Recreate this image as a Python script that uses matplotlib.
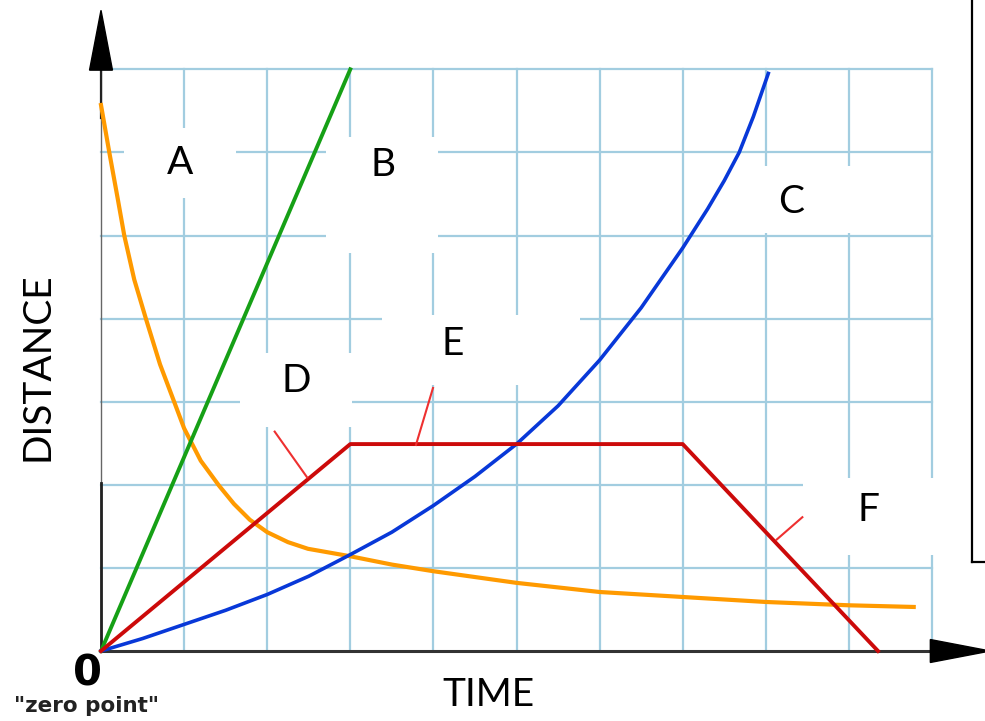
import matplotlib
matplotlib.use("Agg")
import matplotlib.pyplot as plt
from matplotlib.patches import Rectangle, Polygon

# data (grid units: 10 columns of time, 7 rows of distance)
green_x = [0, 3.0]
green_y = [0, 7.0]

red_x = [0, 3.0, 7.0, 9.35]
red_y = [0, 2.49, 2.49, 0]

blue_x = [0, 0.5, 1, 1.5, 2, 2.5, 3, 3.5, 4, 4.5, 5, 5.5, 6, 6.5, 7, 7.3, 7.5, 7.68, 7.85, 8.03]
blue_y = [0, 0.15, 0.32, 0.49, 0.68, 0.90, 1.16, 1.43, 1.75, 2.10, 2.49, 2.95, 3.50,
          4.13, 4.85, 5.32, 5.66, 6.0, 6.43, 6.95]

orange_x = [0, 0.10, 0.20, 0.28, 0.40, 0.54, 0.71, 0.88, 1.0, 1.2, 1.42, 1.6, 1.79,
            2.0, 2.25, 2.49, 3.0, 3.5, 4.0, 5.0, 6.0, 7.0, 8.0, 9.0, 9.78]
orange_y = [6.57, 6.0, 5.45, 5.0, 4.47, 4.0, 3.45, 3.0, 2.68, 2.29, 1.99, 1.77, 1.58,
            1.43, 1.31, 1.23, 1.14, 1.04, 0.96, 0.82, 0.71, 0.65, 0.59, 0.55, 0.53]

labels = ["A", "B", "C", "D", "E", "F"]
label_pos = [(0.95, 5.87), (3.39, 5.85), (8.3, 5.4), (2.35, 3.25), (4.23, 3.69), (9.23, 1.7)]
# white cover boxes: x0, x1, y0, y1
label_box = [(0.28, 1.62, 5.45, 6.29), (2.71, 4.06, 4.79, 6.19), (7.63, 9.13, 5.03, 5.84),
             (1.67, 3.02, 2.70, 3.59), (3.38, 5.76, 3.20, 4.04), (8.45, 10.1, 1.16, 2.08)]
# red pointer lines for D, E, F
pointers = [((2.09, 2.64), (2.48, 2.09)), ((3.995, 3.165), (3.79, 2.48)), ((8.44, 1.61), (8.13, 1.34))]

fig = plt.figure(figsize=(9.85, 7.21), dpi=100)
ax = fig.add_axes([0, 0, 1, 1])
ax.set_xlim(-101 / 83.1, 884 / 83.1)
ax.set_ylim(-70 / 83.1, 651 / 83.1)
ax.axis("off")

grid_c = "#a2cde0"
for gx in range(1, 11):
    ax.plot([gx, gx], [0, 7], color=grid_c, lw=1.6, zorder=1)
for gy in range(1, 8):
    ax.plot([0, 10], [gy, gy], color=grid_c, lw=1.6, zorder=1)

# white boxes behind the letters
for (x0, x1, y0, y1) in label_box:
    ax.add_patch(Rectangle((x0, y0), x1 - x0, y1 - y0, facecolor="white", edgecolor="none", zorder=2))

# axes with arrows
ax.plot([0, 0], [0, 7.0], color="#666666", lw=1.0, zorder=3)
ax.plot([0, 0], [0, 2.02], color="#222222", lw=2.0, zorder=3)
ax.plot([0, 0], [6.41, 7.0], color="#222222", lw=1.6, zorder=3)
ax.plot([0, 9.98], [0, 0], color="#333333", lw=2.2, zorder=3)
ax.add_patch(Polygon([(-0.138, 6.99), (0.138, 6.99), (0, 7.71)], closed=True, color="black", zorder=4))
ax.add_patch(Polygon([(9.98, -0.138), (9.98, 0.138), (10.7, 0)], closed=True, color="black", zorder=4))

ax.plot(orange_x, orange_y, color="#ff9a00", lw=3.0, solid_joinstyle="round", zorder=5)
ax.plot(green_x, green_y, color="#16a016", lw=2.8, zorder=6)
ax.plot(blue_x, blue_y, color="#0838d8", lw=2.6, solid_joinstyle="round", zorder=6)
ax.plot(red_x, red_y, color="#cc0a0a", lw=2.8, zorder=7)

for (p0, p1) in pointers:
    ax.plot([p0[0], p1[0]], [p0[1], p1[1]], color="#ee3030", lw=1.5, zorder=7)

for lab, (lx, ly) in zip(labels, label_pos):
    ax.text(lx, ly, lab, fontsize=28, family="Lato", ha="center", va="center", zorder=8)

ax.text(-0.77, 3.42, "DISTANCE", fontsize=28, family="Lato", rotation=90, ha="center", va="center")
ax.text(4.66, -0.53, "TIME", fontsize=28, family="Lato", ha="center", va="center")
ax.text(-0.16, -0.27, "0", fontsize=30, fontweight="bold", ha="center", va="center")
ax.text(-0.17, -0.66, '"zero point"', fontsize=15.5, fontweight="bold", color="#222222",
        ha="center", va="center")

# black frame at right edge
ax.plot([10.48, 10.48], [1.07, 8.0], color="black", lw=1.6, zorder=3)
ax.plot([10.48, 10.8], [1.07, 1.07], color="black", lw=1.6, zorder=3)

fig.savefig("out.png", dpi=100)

### Written exercise
Repeat the data in full and exactly. Omit pictures.

### Solution for this problem
Recreate this image as a Python script that uses matplotlib.
import matplotlib
matplotlib.use("Agg")
import matplotlib.pyplot as plt
from matplotlib.patches import Rectangle, Polygon

# data (grid units: 10 columns of time, 7 rows of distance)
green_x = [0, 3.0]
green_y = [0, 7.0]

red_x = [0, 3.0, 7.0, 9.35]
red_y = [0, 2.49, 2.49, 0]

blue_x = [0, 0.5, 1, 1.5, 2, 2.5, 3, 3.5, 4, 4.5, 5, 5.5, 6, 6.5, 7, 7.3, 7.5, 7.68, 7.85, 8.03]
blue_y = [0, 0.15, 0.32, 0.49, 0.68, 0.90, 1.16, 1.43, 1.75, 2.10, 2.49, 2.95, 3.50,
          4.13, 4.85, 5.32, 5.66, 6.0, 6.43, 6.95]

orange_x = [0, 0.10, 0.20, 0.28, 0.40, 0.54, 0.71, 0.88, 1.0, 1.2, 1.42, 1.6, 1.79,
            2.0, 2.25, 2.49, 3.0, 3.5, 4.0, 5.0, 6.0, 7.0, 8.0, 9.0, 9.78]
orange_y = [6.57, 6.0, 5.45, 5.0, 4.47, 4.0, 3.45, 3.0, 2.68, 2.29, 1.99, 1.77, 1.58,
            1.43, 1.31, 1.23, 1.14, 1.04, 0.96, 0.82, 0.71, 0.65, 0.59, 0.55, 0.53]

labels = ["A", "B", "C", "D", "E", "F"]
label_pos = [(0.95, 5.87), (3.39, 5.85), (8.3, 5.4), (2.35, 3.25), (4.23, 3.69), (9.23, 1.7)]
# white cover boxes: x0, x1, y0, y1
label_box = [(0.28, 1.62, 5.45, 6.29), (2.71, 4.06, 4.79, 6.19), (7.63, 9.13, 5.03, 5.84),
             (1.67, 3.02, 2.70, 3.59), (3.38, 5.76, 3.20, 4.04), (8.45, 10.1, 1.16, 2.08)]
# red pointer lines for D, E, F
pointers = [((2.09, 2.64), (2.48, 2.09)), ((3.995, 3.165), (3.79, 2.48)), ((8.44, 1.61), (8.13, 1.34))]

fig = plt.figure(figsize=(9.85, 7.21), dpi=100)
ax = fig.add_axes([0, 0, 1, 1])
ax.set_xlim(-101 / 83.1, 884 / 83.1)
ax.set_ylim(-70 / 83.1, 651 / 83.1)
ax.axis("off")

grid_c = "#a2cde0"
for gx in range(1, 11):
    ax.plot([gx, gx], [0, 7], color=grid_c, lw=1.6, zorder=1)
for gy in range(1, 8):
    ax.plot([0, 10], [gy, gy], color=grid_c, lw=1.6, zorder=1)

# white boxes behind the letters
for (x0, x1, y0, y1) in label_box:
    ax.add_patch(Rectangle((x0, y0), x1 - x0, y1 - y0, facecolor="white", edgecolor="none", zorder=2))

# axes with arrows
ax.plot([0, 0], [0, 7.0], color="#666666", lw=1.0, zorder=3)
ax.plot([0, 0], [0, 2.02], color="#222222", lw=2.0, zorder=3)
ax.plot([0, 0], [6.41, 7.0], color="#222222", lw=1.6, zorder=3)
ax.plot([0, 9.98], [0, 0], color="#333333", lw=2.2, zorder=3)
ax.add_patch(Polygon([(-0.138, 6.99), (0.138, 6.99), (0, 7.71)], closed=True, color="black", zorder=4))
ax.add_patch(Polygon([(9.98, -0.138), (9.98, 0.138), (10.7, 0)], closed=True, color="black", zorder=4))

ax.plot(orange_x, orange_y, color="#ff9a00", lw=3.0, solid_joinstyle="round", zorder=5)
ax.plot(green_x, green_y, color="#16a016", lw=2.8, zorder=6)
ax.plot(blue_x, blue_y, color="#0838d8", lw=2.6, solid_joinstyle="round", zorder=6)
ax.plot(red_x, red_y, color="#cc0a0a", lw=2.8, zorder=7)

for (p0, p1) in pointers:
    ax.plot([p0[0], p1[0]], [p0[1], p1[1]], color="#ee3030", lw=1.5, zorder=7)

for lab, (lx, ly) in zip(labels, label_pos):
    ax.text(lx, ly, lab, fontsize=28, family="Lato", ha="center", va="center", zorder=8)

ax.text(-0.77, 3.42, "DISTANCE", fontsize=28, family="Lato", rotation=90, ha="center", va="center")
ax.text(4.66, -0.53, "TIME", fontsize=28, family="Lato", ha="center", va="center")
ax.text(-0.16, -0.27, "0", fontsize=30, fontweight="bold", ha="center", va="center")
ax.text(-0.17, -0.66, '"zero point"', fontsize=15.5, fontweight="bold", color="#222222",
        ha="center", va="center")

# black frame at right edge
ax.plot([10.48, 10.48], [1.07, 8.0], color="black", lw=1.6, zorder=3)
ax.plot([10.48, 10.8], [1.07, 1.07], color="black", lw=1.6, zorder=3)

fig.savefig("out.png", dpi=100)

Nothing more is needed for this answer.